Path When After extract
make restore-corpus-prod On-host rehearsal, migration SSH, laptop prod-layout rehearsal Downloads and verifies assets, extracts top-level corpus/ under WORKSPACE_DIR (default /srv/podcast-scraper). Does not recreate containers — recycle api + viewer per Prod runbook corpus migration.
prod-restore-corpus.yml / drill-restore-corpus.yml Controlled GHA restore (typed confirm on manual runs) Runner uploads tarball + restore_corpus_from_tarball_host.sh; host script backs up prior corpus/, extracts, asserts corpus/, compose up --force-recreate api viewer, in-container /api/health on api :8000.

Codespace layout restore stays on make restore-corpus (.codespace_corpus/ in tarball).

When newest-compatible default is wrong

Default restore (unset tag) picks the newest backup whose sibling snapshot.manifest.json reports a corpus_format_version inside config/corpus_snapshot_reader_support.json.
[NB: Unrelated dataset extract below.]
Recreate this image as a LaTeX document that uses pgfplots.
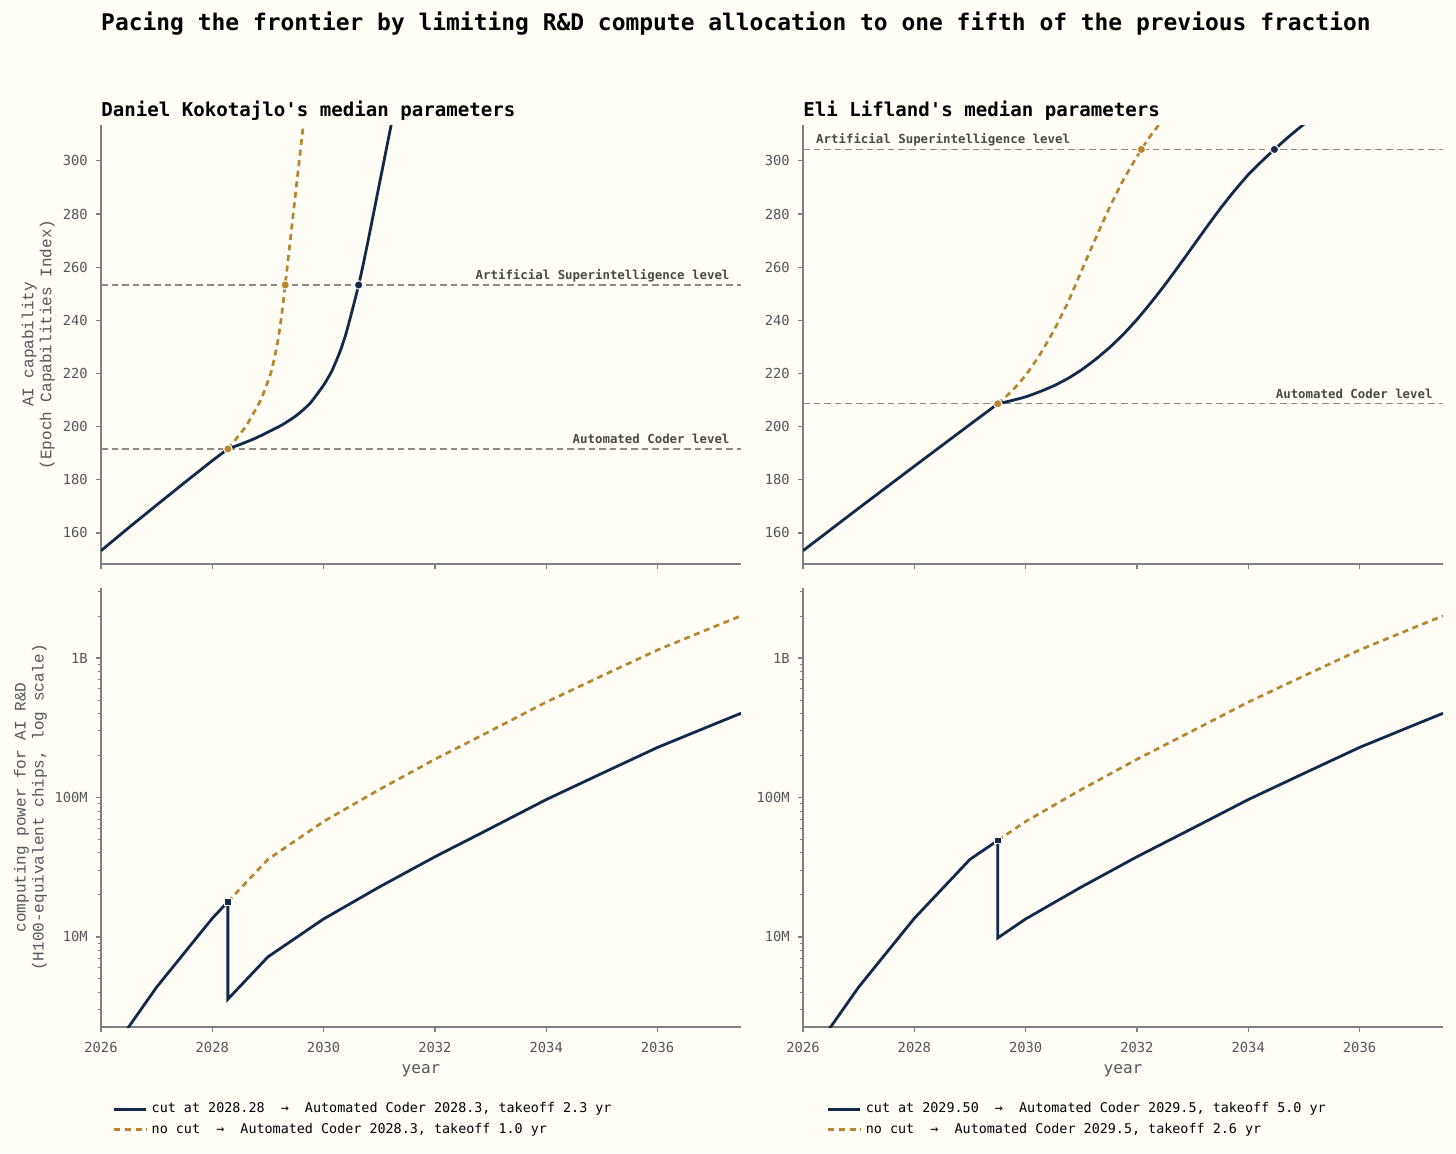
\documentclass[border=0pt]{standalone}
\usepackage{pgfplots}
\pgfplotsset{compat=1.18}
\usepackage{fontspec}
\setmainfont{DejaVu Sans Mono}
\newfontfamily\djm{DejaVu Sans Mono}
\newfontfamily\lmono{Liberation Mono}
\definecolor{bg}{HTML}{FFFDF6}
\definecolor{navy}{HTML}{13294B}
\definecolor{gold}{HTML}{B8862E}
\definecolor{lvl}{HTML}{8A8A85}
\definecolor{anno}{HTML}{4A4A44}
\definecolor{tickc}{HTML}{555555}
\definecolor{spine}{HTML}{808080}

\tikzset{an/.style={font=\djm\bfseries\fontsize{6.2}{7}\selectfont, text=anno, inner sep=0pt}}

\pgfplotsset{
 myBase/.style={
  scale only axis, width=320pt, height=219.5pt,
  xmin=2026, xmax=2037.5,
  axis x line*=bottom, axis y line*=left,
  axis line style={draw=spine, line width=0.6pt, -},
  tick align=outside,
  major tick length=2.5pt, minor tick length=1.4pt,
  tick style={draw=spine, line width=0.6pt},
  minor tick style={draw=spine, line width=0.5pt},
  xtick={2026,2028,2030,2032,2034,2036},
  ticklabel style={font=\djm\fontsize{6.9}{8}\selectfont, text=tickc},
  yticklabel style={xshift=-0.6pt},
  xticklabel style={yshift=-1.8pt},
  xlabel style={at={(axis description cs:0.5,0)}, anchor=center, yshift=-21.8pt, font=\djm\fontsize{8}{9}\selectfont, text=tickc},
  ylabel style={anchor=center, align=center, font=\lmono\fontsize{8}{9}\selectfont, text=tickc},
 },
 myCap/.style={myBase, ymin=148.3, ymax=313.5,
  ytick={160,180,200,220,240,260,280,300},
  yticklabels={160,180,200,220,240,260,280,300},
  xticklabels={}},
 myComp/.style={myBase, ymin=2.26e6, ymax=3.18e9,
  ytick={1e7,1e8,1e9}, yticklabels={10M,100M,1B},
  minor ytick={3e6,4e6,5e6,6e6,7e6,8e6,9e6,2e7,3e7,4e7,5e7,6e7,7e7,8e7,9e7,2e8,3e8,4e8,5e8,6e8,7e8,8e8,9e8,2e9,3e9},
  xticklabels={2026,2028,2030,2032,2034,2036},
  xlabel={year},
  legend cell align=left,
 },
 myBl/.style={navy, line width=1.4pt},
 myGl/.style={gold, line width=1.35pt, dash pattern=on 3pt off 2.3pt},
 myLv/.style={lvl, line width=0.65pt, dash pattern=on 3.3pt off 2pt, forget plot},
 myGm/.style={only marks, mark=*, mark size=2.1pt, mark options={fill=gold, draw=bg, line width=0.5pt, solid}, forget plot},
 myNm/.style={only marks, mark=*, mark size=2.1pt, mark options={fill=navy, draw=bg, line width=0.5pt, solid}, forget plot},
 mySm/.style={only marks, mark=square*, mark size=1.7pt, mark options={fill=navy, draw=bg, line width=0.5pt, solid}, forget plot},
}

\begin{document}
\begin{tikzpicture}
\path[use as bounding box] (0,0) rectangle (728pt,-576.5pt);
\fill[bg] (0,0) rectangle (728pt,-576.5pt);

\node[font=\djm\bfseries\fontsize{11.46}{13}\selectfont, anchor=center] at (368pt,-12pt)
 {Pacing the frontier by limiting R\&D compute allocation to one fifth of the previous fraction};
\node[font=\djm\bfseries\fontsize{9.55}{11}\selectfont, anchor=base west, inner sep=0pt] at (50.5pt,-58pt)
 {Daniel Kokotajlo's median parameters};
\node[font=\djm\bfseries\fontsize{9.55}{11}\selectfont, anchor=base west, inner sep=0pt] at (401.5pt,-58pt)
 {Eli Lifland's median parameters};

% ---------- top left ----------
\begin{axis}[myCap, at={(50.5pt,-62.5pt)}, anchor=north west,
  ylabel={AI capability\\(Epoch Capabilities Index)},
  ylabel style={at={(axis description cs:-0.098,0.5)}}]
\addplot[myLv] coordinates {(2026,253.3) (2037.5,253.3)};
\addplot[myLv] coordinates {(2026,191.6) (2037.5,191.6)};
\node[an, anchor=base east] at (axis cs:2037.3,253.3) [yshift=2.8pt] {Artificial Superintelligence level};
\node[an, anchor=base east] at (axis cs:2037.3,191.6) [yshift=2.8pt] {Automated Coder level};
\addplot[myGl, smooth, tension=0.3] coordinates {
 (2028.28,191.6) (2028.599,200) (2028.869,210) (2029.049,220) (2029.159,230)
 (2029.234,240) (2029.292,250) (2029.31,253.3) (2029.346,260) (2029.40,270)
 (2029.454,280) (2029.508,290) (2029.562,300) (2029.638,314) (2029.67,320)};
\addplot[myBl] coordinates {
 (2026,153.3) (2026.5,162.0) (2027,170.5) (2027.5,178.9) (2028,187.2) (2028.28,191.6)};
\addplot[myBl, smooth, tension=0.3] coordinates {
 (2028.28,191.6) (2028.5,193.3) (2028.75,195.4) (2029,197.9) (2029.25,200.6)
 (2029.5,204.0) (2029.75,208.6) (2030,215.6) (2030.15,221.0) (2030.3,228.5)
 (2030.4,234.8) (2030.5,242.6) (2030.57,248.3) (2030.63,253.3) (2030.7,259.9)
 (2030.8,270.0) (2030.9,280.5) (2031.05,296.3) (2031.22,314.2) (2031.27,319.5)};
\addplot[myGm] coordinates {(2028.28,191.6) (2029.31,253.3)};
\addplot[myNm] coordinates {(2030.63,253.3)};
\end{axis}

% ---------- top right ----------
\begin{axis}[myCap, at={(401.5pt,-62.5pt)}, anchor=north west]
\addplot[myLv] coordinates {(2026,304.3) (2037.5,304.3)};
\addplot[myLv] coordinates {(2026,208.6) (2037.5,208.6)};
\node[an, anchor=base west] at (axis cs:2026.23,304.3) [yshift=2.8pt] {Artificial Superintelligence level};
\node[an, anchor=base east] at (axis cs:2037.32,208.6) [yshift=2.8pt] {Automated Coder level};
\addplot[myGl, smooth, tension=0.3] coordinates {
 (2029.5,208.6) (2029.75,213.3) (2030,219.3) (2030.25,226.9) (2030.5,235.9)
 (2030.75,246.3) (2031,258.4) (2031.25,270.5) (2031.5,282.1) (2031.75,292.6)
 (2032,301.6) (2032.08,304.3) (2032.25,309.6) (2032.5,316.5)};
\addplot[myBl] coordinates {
 (2026,153.3) (2027,169.3) (2028,185.1) (2029,200.8) (2029.5,208.6)};
\addplot[myBl, smooth, tension=0.3] coordinates {
 (2029.5,208.6) (2029.75,209.8) (2030,211.2) (2030.25,213.1) (2030.5,215.3)
 (2030.75,218.0) (2031,221.3) (2031.25,225.2) (2031.5,229.6) (2031.75,234.6)
 (2032,240.3) (2032.25,246.6) (2032.5,253.3) (2032.75,260.4) (2033,267.7)
 (2033.25,275.0) (2033.5,282.1) (2033.75,288.7) (2034,294.8) (2034.25,300.0)
 (2034.47,304.3) (2034.75,309.5) (2035,313.8) (2035.1,315.5)};
\addplot[myGm] coordinates {(2029.5,208.6) (2032.08,304.3)};
\addplot[myNm] coordinates {(2034.47,304.3)};
\end{axis}

% ---------- bottom left ----------
\begin{axis}[ymode=log, myComp, at={(50.5pt,-294pt)}, anchor=north west,
  legend image code/.code={\draw[#1] (0pt,0pt) -- (16pt,0pt);},
  ylabel={computing power for AI R\&D\\(H100-equivalent chips, log scale)},
  ylabel style={at={(axis description cs:-0.110,0.5)}},
  legend style={at={(axis description cs:0.018,-0.162)}, anchor=north west, draw=none, fill=none,
    font=\djm\fontsize{6.7}{8}\selectfont, text=black, row sep=-0.4pt, inner sep=0pt}]
\addplot[myBl] coordinates {
 (2026,1.18e6) (2027,4.37e6) (2028,1.36e7) (2028.28,1.79e7) (2028.28,3.58e6)
 (2029,7.2e6) (2030,1.346e7) (2031,2.28e7) (2032,3.758e7) (2033,6.012e7)
 (2034,9.662e7) (2035,1.489e8) (2036,2.286e8) (2037,3.334e8) (2037.5,4.018e8)};
\addlegendentry{cut at 2028.28\ \ →\ \ Automated Coder 2028.3, takeoff 2.3 yr}
\addplot[myGl] coordinates {
 (2028.28,1.79e7) (2029,3.6e7) (2030,6.73e7) (2031,1.14e8) (2032,1.879e8)
 (2033,3.006e8) (2034,4.831e8) (2035,7.447e8) (2036,1.143e9) (2037,1.667e9) (2037.5,2.009e9)};
\addlegendentry{no cut\ \ →\ \ Automated Coder 2028.3, takeoff 1.0 yr}
\addplot[mySm] coordinates {(2028.28,1.79e7)};
\end{axis}

% ---------- bottom right ----------
\begin{axis}[ymode=log, myComp, at={(401.5pt,-294pt)}, anchor=north west,
  legend image code/.code={\draw[#1] (0pt,0pt) -- (16pt,0pt);},
  legend style={at={(axis description cs:0.037,-0.162)}, anchor=north west, draw=none, fill=none,
    font=\djm\fontsize{6.7}{8}\selectfont, text=black, row sep=-0.4pt, inner sep=0pt}]
\addplot[myBl] coordinates {
 (2026,1.18e6) (2027,4.37e6) (2028,1.36e7) (2029,3.6e7) (2029.5,4.92e7) (2029.5,9.84e6)
 (2030,1.346e7) (2031,2.28e7) (2032,3.758e7) (2033,6.012e7)
 (2034,9.662e7) (2035,1.489e8) (2036,2.286e8) (2037,3.334e8) (2037.5,4.018e8)};
\addlegendentry{cut at 2029.50\ \ →\ \ Automated Coder 2029.5, takeoff 5.0 yr}
\addplot[myGl] coordinates {
 (2029.5,4.92e7) (2030,6.73e7) (2031,1.14e8) (2032,1.879e8)
 (2033,3.006e8) (2034,4.831e8) (2035,7.447e8) (2036,1.143e9) (2037,1.667e9) (2037.5,2.009e9)};
\addlegendentry{no cut\ \ →\ \ Automated Coder 2029.5, takeoff 2.6 yr}
\addplot[mySm] coordinates {(2029.5,4.92e7)};
\end{axis}
\end{tikzpicture}
\end{document}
That is not always the right choice:

  • Rollback — deploy an older app build but need a corpus from an older compatible release: pin PODCAST_BACKUP_TAG / workflow backup_tag.
  • Format bump — after a breaking corpus layout change, older releases may be skipped until manifests exist; if none match, selection fails closed (pin an explicit tag or publish a new backup).
  • Mixed-age hosts — reader range in the repo may differ from what is deployed on a host; pin or align config before restore.

Pre-manifest releases (no sibling manifest) are skipped by default selection until a post-merge backup exists.